Getting lost in the odoriferous aroma after the light rain shower is no stranger thing to starry-eyed people. But do you ever wonder, what causes this pleasant aromatic fragrance? Certainly, the rain droplets don’t carry this odor themselves. Before hitting the ground, rain is just water, but after intermingling with the soil it emanates a certain earthy smell which feels very refreshing. Now researchers at Massachusetts Institute of Technology (MIT) in Cambridge believe that, they have identified the cause behind this stimulating experience.
It was actually first studied by two Australian researchers in 1964. They described it as the oil emitted from the plants and chemicals from the bacteria, but the actual mechanism behind it wasn’t conversed in the study then. The novel study published in the scientific journal Nature Communications Nature Communications describes it as, when these rain drops hits the porous ground, they seep through pores and trap the air bubbles inside them. Like air bubbles in soda water, these trapped air bubbles move upwards by bursting through the droplets’ surface which then release the microscopic particles in the air, called ‘aerosols’.
Aerosol Generation: Bubble Formation, Bubble Growth, and Bubble Bursting. (Image: MIT/YOUNGSOO JOUNG)
Aerosols are colloidal liquid or solid particles suspended in gas. These aerosols are likely to contain after-rain aroma. This fragrance actually is named as “Petrichor”. It originates from a Greek word called ‘petra’, meaning “stone” or “ichor” which refers to a fluid that streams though the Gods’ veins.
The researchers utilized the high performance computational visualization techniques to observe this phenomenon. Here is how the MIT study explains it:
Within a specified range of impact velocities, we observe frenetic bubble generation and ejection of tiny droplets, producing aerosol above the surface. We can predict when the frenetic aerosol generation occurs from the surface properties and impact conditions. This work demonstrates that aerosols can be generated on porous surfaces including soil when impinged by a liquid droplet.
The study uses the word ‘frenetic’ because depending upon the droplets’ speed and properties of soil hundreds of droplets can be dispersed in a few milliseconds. One interesting thing that, all rainfall intensities and surfaces aren’t adaptable to produce aerosols, especially heavy rainfall and rain seeped in sand. One factor that can be considered as a possibility affecting the aerosols’ generation in heavy rainfall might be the collision of successive rain droplets with aerosols like bullets.

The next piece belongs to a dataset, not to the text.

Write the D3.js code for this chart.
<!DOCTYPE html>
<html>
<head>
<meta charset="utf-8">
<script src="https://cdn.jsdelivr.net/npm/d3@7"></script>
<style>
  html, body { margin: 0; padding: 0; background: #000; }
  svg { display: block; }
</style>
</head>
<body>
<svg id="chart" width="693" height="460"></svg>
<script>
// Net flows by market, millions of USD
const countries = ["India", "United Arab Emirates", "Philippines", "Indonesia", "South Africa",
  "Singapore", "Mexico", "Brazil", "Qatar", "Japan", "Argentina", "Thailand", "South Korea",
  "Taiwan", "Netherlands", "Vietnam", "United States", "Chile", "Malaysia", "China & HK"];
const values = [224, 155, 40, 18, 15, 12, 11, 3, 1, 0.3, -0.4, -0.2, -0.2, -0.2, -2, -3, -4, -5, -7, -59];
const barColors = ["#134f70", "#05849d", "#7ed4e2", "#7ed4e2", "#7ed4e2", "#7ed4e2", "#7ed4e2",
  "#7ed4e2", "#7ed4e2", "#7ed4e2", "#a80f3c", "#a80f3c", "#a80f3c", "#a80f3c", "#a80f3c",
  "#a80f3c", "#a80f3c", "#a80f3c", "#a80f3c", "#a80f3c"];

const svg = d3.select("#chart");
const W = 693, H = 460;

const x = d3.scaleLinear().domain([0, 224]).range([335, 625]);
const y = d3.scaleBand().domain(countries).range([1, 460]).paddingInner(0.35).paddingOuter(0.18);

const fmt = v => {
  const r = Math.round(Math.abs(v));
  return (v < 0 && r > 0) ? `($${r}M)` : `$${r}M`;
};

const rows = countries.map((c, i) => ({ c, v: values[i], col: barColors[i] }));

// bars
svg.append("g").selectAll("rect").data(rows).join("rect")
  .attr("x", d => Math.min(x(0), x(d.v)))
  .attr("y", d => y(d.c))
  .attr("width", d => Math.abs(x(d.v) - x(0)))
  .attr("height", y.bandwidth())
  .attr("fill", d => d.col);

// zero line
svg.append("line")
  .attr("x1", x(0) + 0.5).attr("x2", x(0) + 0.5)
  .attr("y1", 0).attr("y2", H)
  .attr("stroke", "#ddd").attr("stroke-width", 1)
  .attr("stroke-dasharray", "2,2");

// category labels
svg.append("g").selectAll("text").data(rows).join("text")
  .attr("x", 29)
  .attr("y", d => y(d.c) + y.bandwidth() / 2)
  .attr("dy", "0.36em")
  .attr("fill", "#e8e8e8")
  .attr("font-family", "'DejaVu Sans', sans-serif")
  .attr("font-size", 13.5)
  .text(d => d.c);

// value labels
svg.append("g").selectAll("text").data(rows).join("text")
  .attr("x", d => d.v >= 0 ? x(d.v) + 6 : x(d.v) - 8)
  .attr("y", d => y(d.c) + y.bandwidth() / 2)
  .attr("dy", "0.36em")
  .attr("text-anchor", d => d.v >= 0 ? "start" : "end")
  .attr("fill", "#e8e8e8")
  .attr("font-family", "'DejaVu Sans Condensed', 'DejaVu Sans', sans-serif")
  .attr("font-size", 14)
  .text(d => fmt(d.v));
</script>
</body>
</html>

Co-author of MIT press release study states that, “Until now, people didn’t know that, aerosols could be generated from raindrops on soil, this finding should be a good reference for future work, illuminating microbes and chemicals existing inside soil and other natural materials, and how they can be delivered in the environment, and possibly to humans”.
The researchers further states that, more work is required to investigate the causes and effects of these aerosols, as they not only seem to produce aromatic elements but also viruses and bacteria present in the soil which cause certain disease like ‘valley fever’, a major concern in Southwest US. The future work will be based on the study of expansion of soil contaminants.